Hmm. I like the notion that Cuddy could be coming to the small screen someday. We’ve been without decent private-eye series for far too long. But the widower sleuth’s customary visits to his late wife Beth’s grave, and how he even followed the advice she supposedly gave him during those drop-bys, became a peculiar attraction of the books. And part of what made those visits so interesting was that we never saw Beth, who had perished even before the first Cuddy novel, Blunt Darts (1984), began. We simply had to take it on faith that our hero could see her, or could at least sense her in some way. To give Beth a physical presence, no matter how ghostly, would be to detract from the commitment a reader, or maybe someday a viewer, has to make in believing that Cuddy isn’t merely crazy when he goes out to seek his wife’s counsel. The device of employing incorporeal characters whom nobody but the protagonist and TV audience can see worked OK in last year’s Jeff Goldblum series, Raines, and it was of course a staple of the late-1960s British series Randall and Hopkirk (Deceased). But it’s unfortunate that TV audiences must always see to believe. Then again, if people had better imaginations, television might not be so popular.

1 comment:

Gerald So said...

I agree that giving Beth a more physical presence could take something away, but in the books, Cuddy does seem to converse with her about current cases--not merely reflect on what she might say were she alive. There would have to be some back-and-forth to be completely faithful to the books.
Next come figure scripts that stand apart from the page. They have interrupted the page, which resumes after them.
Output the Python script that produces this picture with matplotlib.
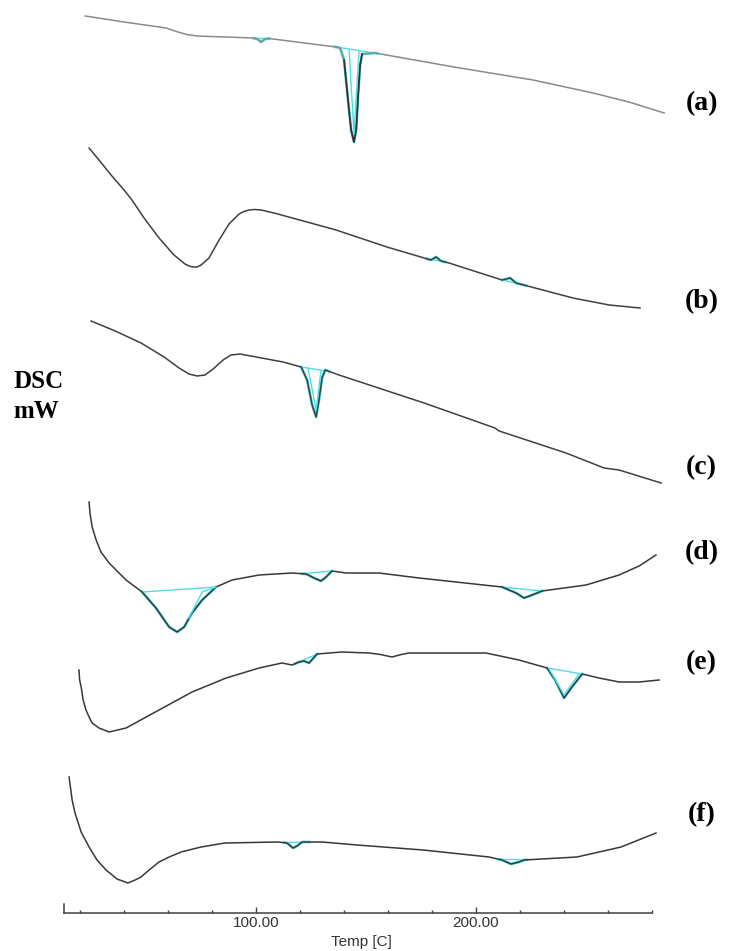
import matplotlib.pyplot as plt
import numpy as np

# DSC thermograms (a)-(f): temperature in C, heat flow in arbitrary units (stacked)
temp_a = [22.3, 40.0, 59.1, 61.8, 64.5, 68.5, 73.2, 98.6, 100.5, 102.3, 104.1, 105.9, 136.4,
          138.2, 140.0, 141.8, 143.2, 144.5, 145.5, 146.4, 147.3, 148.2, 154.1, 190.0,
          225.9, 253.2, 269.5, 285.5]
dsc_a = [89.7, 89.1, 88.5, 88.3, 88.1, 87.85, 87.7, 87.5, 87.4, 87.1, 87.4, 87.45, 86.6,
         86.5, 85.3, 81.3, 78.3, 77.1, 78.3, 81.8, 84.8, 85.9, 86.0, 84.6,
         83.3, 82.0, 81.1, 80.0]

temp_b = [24.1, 28.6, 34.1, 40.0, 43.6, 49.1, 55.9, 62.7, 65.5, 67.7, 69.5, 71.4, 73.2, 75.0,
          78.6, 83.2, 87.7, 92.3, 94.5, 96.8, 99.5, 102.3, 108.2, 136.4, 159.5, 179.5,
          181.8, 184.1, 187.7, 211.8, 215.5, 218.2, 244.1, 260.5, 274.5]
dsc_b = [76.5, 75.3, 73.8, 72.3, 71.3, 69.5, 67.5, 65.8, 65.3, 64.9, 64.7, 64.6, 64.6, 64.8,
         65.5, 67.3, 68.9, 69.9, 70.15, 70.3, 70.35, 70.3, 70.0, 68.3, 66.6, 65.3,
         65.6, 65.2, 65.0, 63.3, 63.5, 63.0, 61.5, 60.8, 60.5]

temp_c = [25.0, 36.0, 47.7, 58.2, 65.0, 69.5, 73.2, 76.8, 80.5, 85.0, 88.6, 92.7, 112.3,
          120.5, 123.2, 125.5, 127.3, 128.6, 130.0, 131.4, 137.7, 176.4, 208.6, 210.5,
          240.9, 258.2, 265.0, 284.1]
dsc_c = [59.2, 58.2, 57.0, 55.6, 54.5, 53.9, 53.7, 53.8, 54.4, 55.3, 55.8, 55.9, 55.1,
         54.6, 53.3, 50.8, 49.6, 51.3, 53.5, 54.3, 53.8, 51.0, 48.5, 48.2,
         46.0, 44.5, 44.3, 43.0]

temp_d = [24.1, 24.5, 25.5, 27.3, 29.5, 33.2, 40.9, 48.2, 54.5, 60.5, 64.1, 67.3, 70.9,
          75.5, 81.8, 89.1, 101.4, 116.4, 122.7, 126.4, 129.5, 131.8, 134.5, 140.9, 155.9,
          174.1, 211.8, 218.2, 221.8, 225.5, 230.0, 250.0, 265.0, 274.1, 281.8]
dsc_d = [41.1, 40.0, 38.6, 37.3, 36.1, 35.0, 33.3, 32.1, 30.5, 28.6, 28.1, 28.6, 30.0,
         31.3, 32.6, 33.3, 33.8, 34.0, 33.9, 33.5, 33.2, 33.6, 34.2, 34.0, 34.0,
         33.5, 32.6, 32.0, 31.5, 31.8, 32.2, 32.8, 33.8, 34.7, 35.8]

temp_e = [19.5, 19.8, 20.5, 21.4, 22.7, 24.1, 25.5, 28.6, 33.2, 40.9, 55.9, 70.9, 86.4,
          101.4, 111.8, 116.4, 119.5, 121.8, 124.1, 127.7, 139.1, 151.4, 156.5, 161.8,
          166.0, 169.5, 204.5, 219.5, 232.3, 235.9, 240.0, 243.6, 248.2, 255.9, 265.0,
          274.1, 283.2]
dsc_e = [24.3, 23.3, 22.6, 21.3, 20.3, 19.6, 19.0, 18.5, 18.1, 18.5, 20.3, 22.1, 23.5,
         24.5, 25.0, 24.8, 25.1, 25.2, 25.0, 25.9, 26.1, 26.0, 25.85, 25.6,
         25.85, 26.0, 26.0, 25.3, 24.5, 23.3, 21.5, 22.6, 23.9, 23.5, 23.1,
         23.1, 23.3]

temp_f = [15.0, 16.4, 17.7, 20.5, 24.1, 27.7, 31.8, 36.8, 41.8, 45.0, 47.7, 51.4, 55.9,
          60.5, 65.9, 75.0, 85.9, 110.0, 114.1, 116.8, 118.6, 120.9, 130.0, 145.9, 175.9,
          205.9, 211.8, 215.9, 219.5, 221.8, 245.9, 265.9, 281.8]
dsc_f = [13.6, 11.3, 10.0, 8.1, 6.6, 5.3, 4.3, 3.4, 3.0, 3.3, 3.6, 4.3, 5.1,
         5.6, 6.1, 6.6, 7.0, 7.1, 7.0, 6.5, 6.7, 7.1, 7.1, 6.8, 6.3,
         5.6, 5.3, 4.9, 5.1, 5.3, 5.6, 6.6, 8.0]

curve_labels = ['(a)', '(b)', '(c)', '(d)', '(e)', '(f)']
label_level = [80.9, 61.1, 44.5, 36.0, 25.0, 9.8]

# peak integration: baseline limits (C) for every curve
peak_limits = [
    [(99.0, 106.0), (136.0, 155.0)],
    [(177.7, 185.9), (211.8, 222.7)],
    [(120.5, 133.2)],
    [(48.2, 81.8), (120.9, 134.5), (211.8, 230.0)],
    [(117.7, 127.7), (232.3, 248.2)],
    [(112.7, 124.1), (210.5, 223.2)],
]
# fitted peak outlines (cyan V inside the big peaks)
fit_a_t = [142.3, 144.5, 146.8]
fit_a_y = [86.3, 78.0, 86.1]
fit_c_t = [123.6, 127.3, 129.5]
fit_c_y = [54.5, 50.3, 54.2]
fit_d_t = [81.8, 75.5, 69.5]
fit_d_y = [32.6, 32.1, 29.5]
fit_e_t = [233.2, 240.0, 246.8]
fit_e_y = [24.4, 21.8, 23.9]

curves = [(temp_a, dsc_a), (temp_b, dsc_b), (temp_c, dsc_c),
          (temp_d, dsc_d), (temp_e, dsc_e), (temp_f, dsc_f)]
colors = ['#8a8a8a', '#404040', '#404040', '#383838', '#383838', '#383838']
cyan = '#4fdce4'

fig = plt.figure(figsize=(7.41, 9.51), dpi=100)
ax = fig.add_axes([64 / 741, 38 / 951, 616 / 741, 913 / 951])
ax.set_xlim(12.7, 292.7)
ax.set_ylim(0, 91.3)

for (t, y), col, lims in zip(curves, colors, peak_limits):
    t = np.array(t)
    y = np.array(y)
    for t0, t1 in lims:
        m = (t >= t0) & (t <= t1)
        tt = np.concatenate([[t0], t[m], [t1]])
        ax.plot(tt, np.interp(tt, t, y), color=cyan, lw=2.0, zorder=1)
        ax.plot([t0, t1], np.interp([t0, t1], t, y), color=cyan, lw=1.0, zorder=1)
    ax.plot(t, y, color=col, lw=1.1, zorder=2)

for ft, fy in [(fit_a_t, fit_a_y), (fit_c_t, fit_c_y), (fit_d_t, fit_d_y), (fit_e_t, fit_e_y)]:
    ax.plot(ft, fy, color=cyan, lw=1.0, zorder=3)
# peak (a) is drawn dark at its tip
m = (np.array(temp_a) > 139) & (np.array(temp_a) < 149)
ax.plot(np.array(temp_a)[m], np.array(dsc_a)[m], color='#303030', lw=1.2, zorder=2)

for s in ['top', 'right']:
    ax.spines[s].set_visible(False)
ax.spines['bottom'].set_bounds(12.7, 280)
ax.spines['left'].set_bounds(0, 0.9)
for s in ['bottom', 'left']:
    ax.spines[s].set_color('#404040')
    ax.spines[s].set_linewidth(1.1)

ax.set_yticks([])
ax.set_xticks([100, 200])
ax.set_xticklabels(['100.00', '200.00'], fontfamily='Liberation Sans', color='#333333')
ax.set_xticks([t for t in range(20, 281, 20) if t not in (100, 200)], minor=True)
ax.tick_params(axis='x', which='major', direction='in', length=4.5, width=1.0,
               color='#404040', pad=2, labelsize=11)
ax.tick_params(axis='x', which='minor', direction='in', length=2.5, width=1.0, color='#404040')

fig.text(361 / 741, 1 - 942 / 951, 'Temp [C]', ha='center', va='center',
         fontsize=11, fontfamily='Liberation Sans', color='#333333')
fig.text(13 / 741, 1 - 382 / 951, 'DSC', ha='left', va='center', fontsize=18,
         fontfamily='Liberation Serif', fontweight='bold')
fig.text(13 / 741, 1 - 412 / 951, 'mW', ha='left', va='center', fontsize=18,
         fontfamily='Liberation Serif', fontweight='bold')

for lab, lev in zip(curve_labels, label_level):
    ax.text(302.5, lev, lab, ha='center', va='center', fontsize=20,
            fontfamily='Liberation Serif', fontweight='bold', clip_on=False)

fig.savefig('out.png', dpi=100)
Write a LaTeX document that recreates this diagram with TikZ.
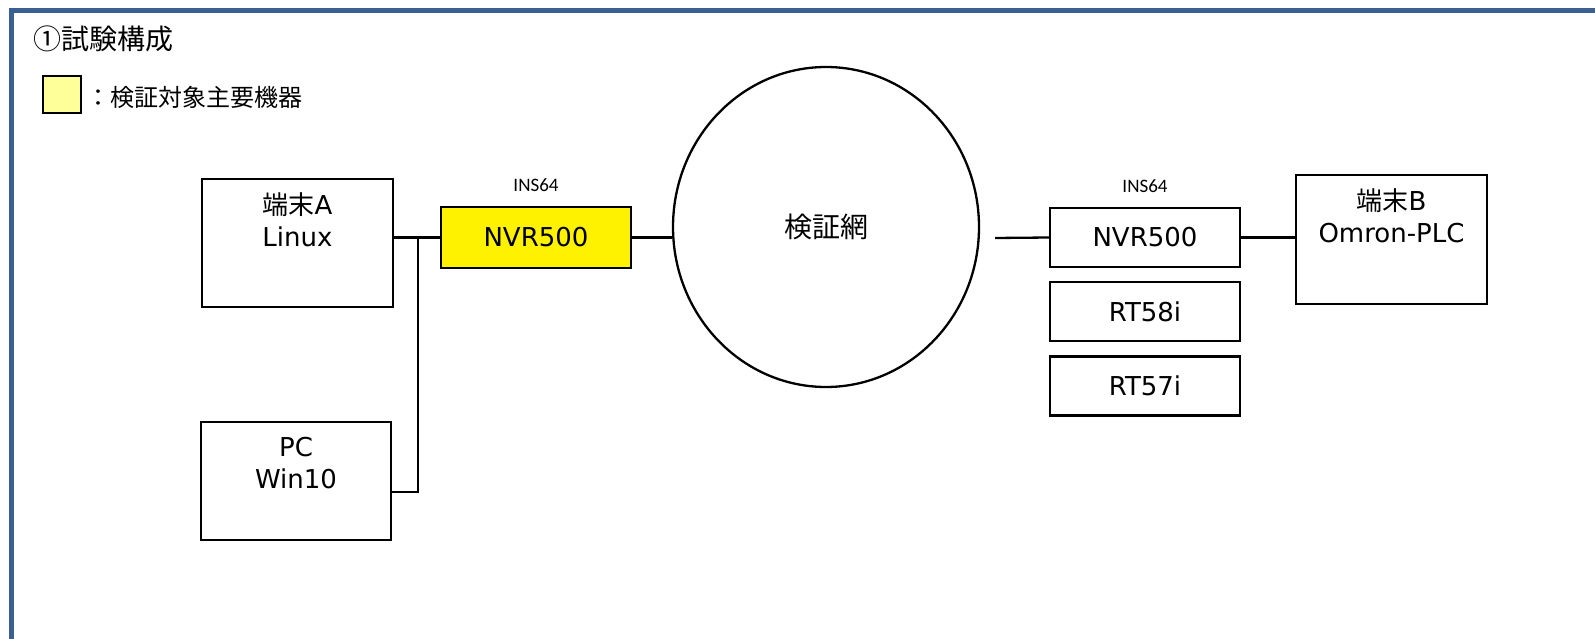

Complete fidelity aside, I would simply show Cuddy at Beth's grave, not have him or Beth say anything, but let him reveal his insights to another flesh-and-blood character after the fact.

On the other hand, MONK has done a good job of occasionally showing Adrian's dead wife, Trudy. She has a real presence on the show despite appearing so sporadically. I'd want the same effect from Beth's presence.